5 Ways Looking Down On Others Destroys Your Self-Confidence

1.    Use Empathy, Not Judgment

Putting others down means judging them. It’s not uncommon for someone’s judgment to be an automatic or knee-jerk response. It’s true that in many cases, the capacity for positive empathy has to be learned if it is not genetically present from the start. But there’s no better time to start learning than now!

The key to this is realizing that you don’t know someone’s story. You don’t know what they go through, how they feel, or what they thought when they did something odd or unusual. You need to replace those thoughts with other ones by catching the judgments and stopping them. Here are some examples of empathetic replacement statements:

  • Judgment: “Wow, they’re very heavy. They must be unhealthy.”

Empathy: “They may be going through a rough patch, may have a medical condition, or maybe their main focus isn’t on their weight right now. They deserve basic respect and decency, regardless of size.”

  • Judgment: “I can’t believe they would just let their kid throw a fit in public.”

Empathy: “Parenting is such a difficult job, and kids have tantrums for all sorts of reasons. They look like they’re doing their best to handle the situation!”

  • Judgment: “They seriously didn’t do this correctly again? They’re definitely not trying hard enough!”

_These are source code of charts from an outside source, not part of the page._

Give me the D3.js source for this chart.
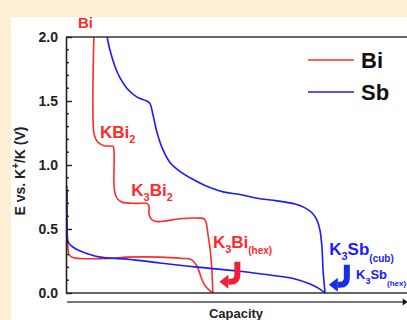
<!DOCTYPE html>
<html>
<head>
<meta charset="utf-8">
<script src="https://cdn.jsdelivr.net/npm/d3@7"></script>
<style>
body{margin:0;background:#fcefd4;}
text{font-family:Arial,"Liberation Sans",sans-serif;font-weight:bold;}
</style>
</head>
<body>
<script>
// capacity (arb. units) / potential (V)
var biDisCap=[8.2,8.2,8.8,9.7,11.2,13.8,14.1,14.1,14.4,15.3,16.5,20.3,23.8,24.4,24.4,25,26.2,28.5,33.5,39.4,40.6,41.2,41.8,42.4,42.9,43.2];
var biDisV=[2.0,1.25,1.20,1.17,1.15,1.145,1.12,0.86,0.78,0.73,0.71,0.70,0.70,0.68,0.62,0.58,0.56,0.56,0.58,0.585,0.58,0.55,0.45,0.34,0.18,0.0];
var biChCap=[0.3,0.3,0.6,0.9,1.8,4.1,12.9,17.9,27.6,34.4,36.5,37.9,38.8,39.7,40.6,41.8,43.2];
var biChV=[0.84,0.57,0.34,0.30,0.28,0.27,0.27,0.28,0.28,0.27,0.265,0.235,0.195,0.125,0.07,0.03,0.0];
var sbDisCap=[12.1,12.9,14.4,15.9,17.9,20.9,23.8,24.7,25.6,26.8,28.5,30.6,33.5,36.5,40.9,46.2,51.2,56.2,62.1,67.4,70.3,72.4,73.8,74.7,75.3,75.6,76.2];
var sbDisV=[2.0,1.9,1.77,1.68,1.6,1.53,1.5,1.48,1.39,1.25,1.12,1.02,0.95,0.9,0.84,0.79,0.77,0.74,0.72,0.695,0.665,0.625,0.57,0.49,0.35,0.18,0.0];
var sbChCap=[0.3,0.3,0.6,1.5,3.2,6.5,10,17.9,27.6,39.4,51.2,60,67.4,71.8,74.1,76.2];
var sbChV=[0.80,0.53,0.40,0.37,0.34,0.305,0.28,0.265,0.235,0.2,0.17,0.14,0.11,0.07,0.04,0.0];
var yTicks=[0,0.5,1.0,1.5,2.0];

var w=407,h=320;
var red='#ff2a2a',blue='#1a1aff';
var svg=d3.select('body').append('svg').attr('width',w).attr('height',h).style('display','block');
svg.append('rect').attr('x',11).attr('y',17).attr('width',w-11).attr('height',h-17).attr('fill','#fff');

var x=d3.scaleLinear().domain([0,100]).range([66,406]);
var y=d3.scaleLinear().domain([0,2]).range([293,37]);

function pts(c,v){return c.map(function(d,i){return [d,v[i]];});}
var line=d3.line().x(function(d){return x(d[0]);}).y(function(d){return y(d[1]);}).curve(d3.curveCatmullRom.alpha(0.5));

var curves=[[biDisCap,biDisV,red],[biChCap,biChV,red],[sbDisCap,sbDisV,blue],[sbChCap,sbChV,blue]];
curves.forEach(function(c){
  svg.append('path').datum(pts(c[0],c[1])).attr('d',line).attr('fill','none').attr('stroke',c[2]).attr('stroke-width',1.6);
});

// frame
svg.append('line').attr('x1',x(0)).attr('x2',w).attr('y1',y(2)).attr('y2',y(2)).attr('stroke','#333').attr('stroke-width',1.6);
svg.append('line').attr('x1',x(0)).attr('x2',w).attr('y1',y(0)).attr('y2',y(0)).attr('stroke','#333').attr('stroke-width',1.6);

// y axis
var yAxis=d3.axisLeft(y).tickValues(yTicks).tickFormat(d3.format('.1f')).tickSizeInner(-6).tickSizeOuter(0).tickPadding(8);
var ga=svg.append('g').attr('transform','translate('+x(0)+',0)').call(yAxis);
ga.select('.domain').attr('stroke','#222').attr('stroke-width',1.6);
ga.selectAll('.tick line').attr('stroke','#222').attr('stroke-width',1.4);
ga.selectAll('.tick text').attr('font-size',14).attr('font-weight','bold').attr('fill','#222').attr('x',-8);
var minor=d3.range(0.1,2,0.1).filter(function(d){return Math.abs(d*2-Math.round(d*2))>0.01;});
svg.append('g').selectAll('line').data(minor).enter().append('line')
  .attr('x1',x(0)).attr('x2',x(0)+3).attr('y1',function(d){return y(d);}).attr('y2',function(d){return y(d);})
  .attr('stroke','#222').attr('stroke-width',1.4);

svg.append('text').attr('transform','translate(25,171) rotate(-90)').attr('text-anchor','middle').attr('font-size',14).attr('fill','#222')
  .html('E vs. K<tspan dy="-6" font-size="10">+</tspan><tspan dy="6">/K (V)</tspan>');

// capacity arrow
svg.append('line').attr('x1',x(0.3)).attr('x2',x(99)).attr('y1',302).attr('y2',302).attr('stroke','#777').attr('stroke-width',2);
svg.append('path').attr('d','M'+x(99)+',298.5L'+(x(99)+5)+',302L'+x(99)+',305.5Z').attr('fill','#111');
svg.append('text').attr('x',236).attr('y',318).attr('text-anchor','middle').attr('font-size',13).attr('fill','#222').text('Capacity');

// legend
var leg=[['Bi',red,60],['Sb',blue,92]];
leg.forEach(function(l){
  svg.append('line').attr('x1',308).attr('x2',354).attr('y1',l[2]).attr('y2',l[2]).attr('stroke',l[1]).attr('stroke-width',1.6);
  svg.append('text').attr('x',361).attr('y',l[2]+8).attr('font-size',22).attr('fill','#111').text(l[0]);
});

// phase labels
function label(c,v,col,size,parts){
  var t=svg.append('text').attr('x',x(c)).attr('y',y(v)).attr('fill',col).attr('font-size',size);
  parts.forEach(function(p){
    t.append('tspan').attr('dy',p[1]).attr('font-size',p[2]||size).text(p[0]);
  });
}
label(3.5,2.07,red,15,[['Bi',0]]);
label(10,1.21,red,17,[['KBi',0],['2',5,11]]);
label(19.2,0.76,red,17,[['K',0],['3',5,11],['Bi',-5],['2',5,11]]);
label(43.2,0.35,red,17,[['K',0],['3',5,11],['Bi',-5],['(hex)',6,10]]);
label(77.4,0.30,blue,17,[['K',0],['3',5,11],['Sb',-5],['(cub)',7,10]]);
label(85.3,0.11,blue,13,[['K',0],['3',5,9],['Sb',-5],['(hex)',7,8]]);

// hook arrows
function hook(c,v,col){
  var x0=x(c),y0=y(v);
  svg.append('path').attr('d','M'+x0+','+y0+'L'+x0+','+(y0+13)+'Q'+x0+','+(y0+20)+' '+(x0-7)+','+(y0+20)+'L'+(x0-9)+','+(y0+20))
    .attr('fill','none').attr('stroke',col).attr('stroke-width',6);
  svg.append('path').attr('d','M'+(x0-9)+','+(y0+13)+'L'+(x0-18)+','+(y0+20)+'L'+(x0-9)+','+(y0+27)+'Z').attr('fill',col);
}
hook(50.4,0.245,'#f0203a');
hook(82.6,0.22,'#1530e0');
</script>
</body>
</html>
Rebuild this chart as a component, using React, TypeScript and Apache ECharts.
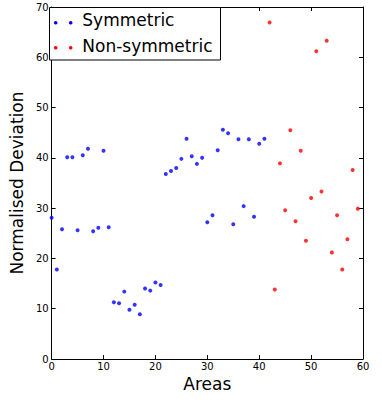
import React, { useEffect, useRef } from "react";
import * as echarts from "echarts";

const symmetricX = [
  0, 1, 2, 3, 4, 5, 6, 7, 8, 9, 10, 11, 12, 13, 14, 15, 16, 17, 18, 19, 20,
  21, 22, 23, 24, 25, 26, 27, 28, 29, 30, 31, 32, 33, 34, 35, 36, 37, 38, 39,
  40, 41,
];
const symmetricY = [
  28.1, 17.8, 25.8, 40.1, 40.1, 25.6, 40.5, 41.8, 25.4, 26.1, 41.4, 26.2, 11.3,
  11.1, 13.4, 9.8, 10.8, 8.9, 14.0, 13.6, 15.2, 14.7, 36.8, 37.4, 38.0, 39.8,
  43.8, 40.3, 38.8, 40.0, 27.2, 28.6, 41.5, 45.6, 44.9, 26.8, 43.7, 30.4, 43.7,
  28.3, 42.8, 43.8,
];
const nonSymmetricX = [
  42, 43, 44, 45, 46, 47, 48, 49, 50, 51, 52, 53, 54, 55, 56, 57, 58, 59,
];
const nonSymmetricY = [
  66.9, 13.8, 38.9, 29.6, 45.5, 27.4, 41.4, 23.5, 32.0, 61.2, 33.3, 63.3, 21.2,
  28.6, 17.8, 23.8, 37.6, 29.9,
];
const seriesNames = ["Symmetric", "Non-symmetric"];
const seriesColors = ["#0000ff", "#ff0000"];
const xTitle = "Areas";
const yTitle = "Normalised Deviation";

const FONT = "'DejaVu Sans', sans-serif";

export default function App() {
  const ref = useRef<HTMLDivElement>(null);
  useEffect(() => {
    if (!ref.current) return;
    const chart = echarts.init(ref.current, undefined, { renderer: "svg" });
    const axisLine = { show: true, onZero: false, lineStyle: { color: "#000", width: 1 } };
    const axisTick = { show: true, inside: true, length: 4, lineStyle: { color: "#000" } };
    const labelStyle = { color: "#000", fontSize: 10, fontFamily: FONT };
    const xBase = { type: "value" as const, min: 0, max: 60, interval: 10, splitLine: { show: false }, axisLine, axisTick };
    const yBase = { type: "value" as const, min: 0, max: 70, interval: 10, splitLine: { show: false }, axisLine, axisTick };
    const legendRows = [20.4, 45.8];
    const dotRows = [22.7, 47.7];
    const graphicElems: any[] = [
      {
        type: "rect",
        z: 100,
        shape: { x: 49.5, y: 7.5, width: 171, height: 52.5 },
        style: { fill: "#fff", stroke: "#000", lineWidth: 1 },
      },
    ];
    seriesNames.forEach((n, i) => {
      [55.7, 70.7].forEach((cx) => {
        graphicElems.push({
          type: "circle",
          z: 101,
          shape: { cx, cy: dotRows[i], r: 1.8 },
          style: { fill: seriesColors[i] },
        });
      });
      graphicElems.push({
        type: "text",
        z: 101,
        x: 82.3,
        y: legendRows[i],
        style: {
          text: n,
          fontSize: 17,
          fontFamily: FONT,
          fill: "#000",
          verticalAlign: "middle",
          align: "left",
        },
      });
    });
    chart.setOption({
      animation: false,
      backgroundColor: "#fff",
      grid: { left: 49, right: 19, top: 7, bottom: 48, containLabel: false },
      xAxis: [
        {
          ...xBase,
          position: "bottom",
          axisLabel: { ...labelStyle, margin: 2 },
          name: xTitle,
          nameLocation: "middle",
          nameGap: 16,
          nameTextStyle: { color: "#000", fontSize: 17, fontFamily: FONT },
        },
        { ...xBase, position: "top", axisLabel: { show: false } },
      ],
      yAxis: [
        {
          ...yBase,
          position: "left",
          axisLabel: { ...labelStyle, margin: 3 },
          name: yTitle,
          nameLocation: "middle",
          nameGap: 18,
          nameTextStyle: { color: "#000", fontSize: 17, fontFamily: FONT },
        },
        { ...yBase, position: "right", axisLabel: { show: false } },
      ],
      series: [
        {
          name: seriesNames[0],
          type: "scatter",
          symbolSize: 4,
          itemStyle: { color: seriesColors[0] },
          data: symmetricX.map((x, i) => [x, symmetricY[i]]),
        },
        {
          name: seriesNames[1],
          type: "scatter",
          symbolSize: 4,
          itemStyle: { color: seriesColors[1] },
          data: nonSymmetricX.map((x, i) => [x, nonSymmetricY[i]]),
        },
      ],
      graphic: graphicElems,
    });
    return () => chart.dispose();
  }, []);
  return (
    <div
      ref={ref}
      style={{ position: "fixed", left: 0, top: 0, width: 382, height: 407 }}
    />
  );
}
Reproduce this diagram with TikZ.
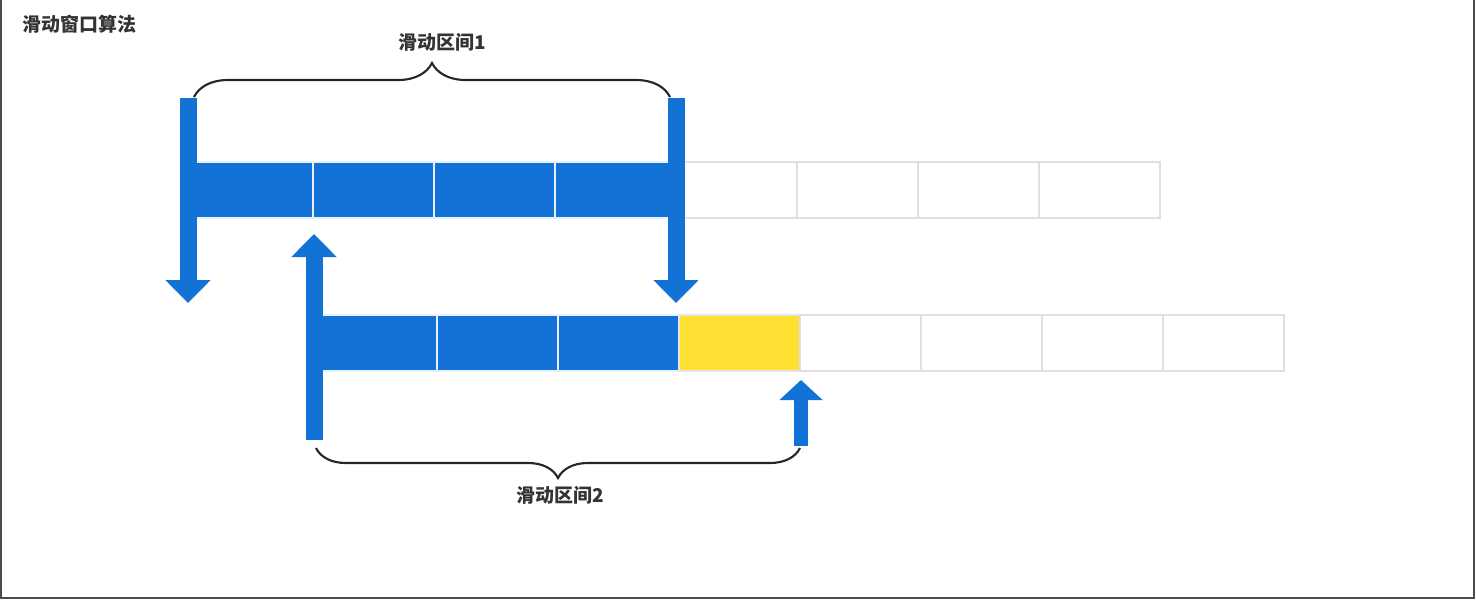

Empathy: “Different people have different learning speeds and styles. Maybe this hasn’t been explained to them in a way that they understand! I should talk to them about this.”

2.    Be Motivated By Others

Instead of looking for reasons to scoff at others, search for reasons to be motivated by others. In other words, seek out the good in people! Find things you admire about them and that is positive about them, then use this as inspiration to drive yourself forward. You’ll find that you experience a much brighter life when you have this perspective, and this is a mark of high self-esteem. For example:

  • Take note of the leadership skills of your manager, who you usually look down on for being strict
  • Compliment your friend’s best qualities and seek to learn from them instead of scoffing at their weaknesses
  • Be inspired by the business drive of someone you usually roll your eyes at for showing off their designer clothes on social media

3.    Stop Considering Differences As Bad Things

People are different and unique. The world is full of individuals who aren’t like you. That’s just a fact of life, and it doesn’t mean they are better than, worse than, or even requiring comparison to you.

Diversity is a beautiful thing, and the world would be terribly boring if everyone were the same. Try learning and internalizing these facts:

  • What works for one person will not work for another.
  • People respond to events and circumstances in different ways.
  • An inability to understand someone’s point of view doesn’t make that point of view bad.
  • Uniqueness isn’t a personal attack on you.
  • Differences aren’t a sign that something is wrong.
  • The world’s ideas of “normal” are arbitrary and don’t need to be abided by

4.    Be Kinder To Yourself

At the end of the day, the way you talk about and look at others is often a projection of how you talk about and look at yourself. So if you find yourself always putting down others, it’s likely that you put yourself down – and you deserve better than that!

Learn to refocus the way you perceive yourself and others at the same time by being more compassionate to yourself. Change the way you think about and talk about yourself. Here are some examples:

  • Negative thought: “I may be awful at this, but at least they’re worse than I am.”

Re-focused thought: “I have my fair share of flaws and weaknesses, and so do they. We also both have our own strengths where we can shine!”

  • Negative thought: “I’m such a lazy person. Luckily, I still do more work than them.”

Re-focused thought: “I’ve been struggling with these tasks and need to get to the bottom of why. Am I overwhelmed? Do I need a break? Maybe they do too!”

  • Negative thought: “I can’t believe I made such a bad mistake. Well, they made an even worse one last month, so we’re even.”

Re-focused thought: “Mistakes are normal, and everyone makes them! A little embarrassment is worth the lesson I’ve learned.”

looking down on others


Final Thoughts On How Looking Down On Others Destroys Your Self-Esteem And How To Stop It

The way you treat others is often a reflection of your character and mental state. And, beyond just that, it’s also simply cruel, unfair, and rude to look down on the people around you. Respect others, and you’ll find that respecting yourself comes much more easily!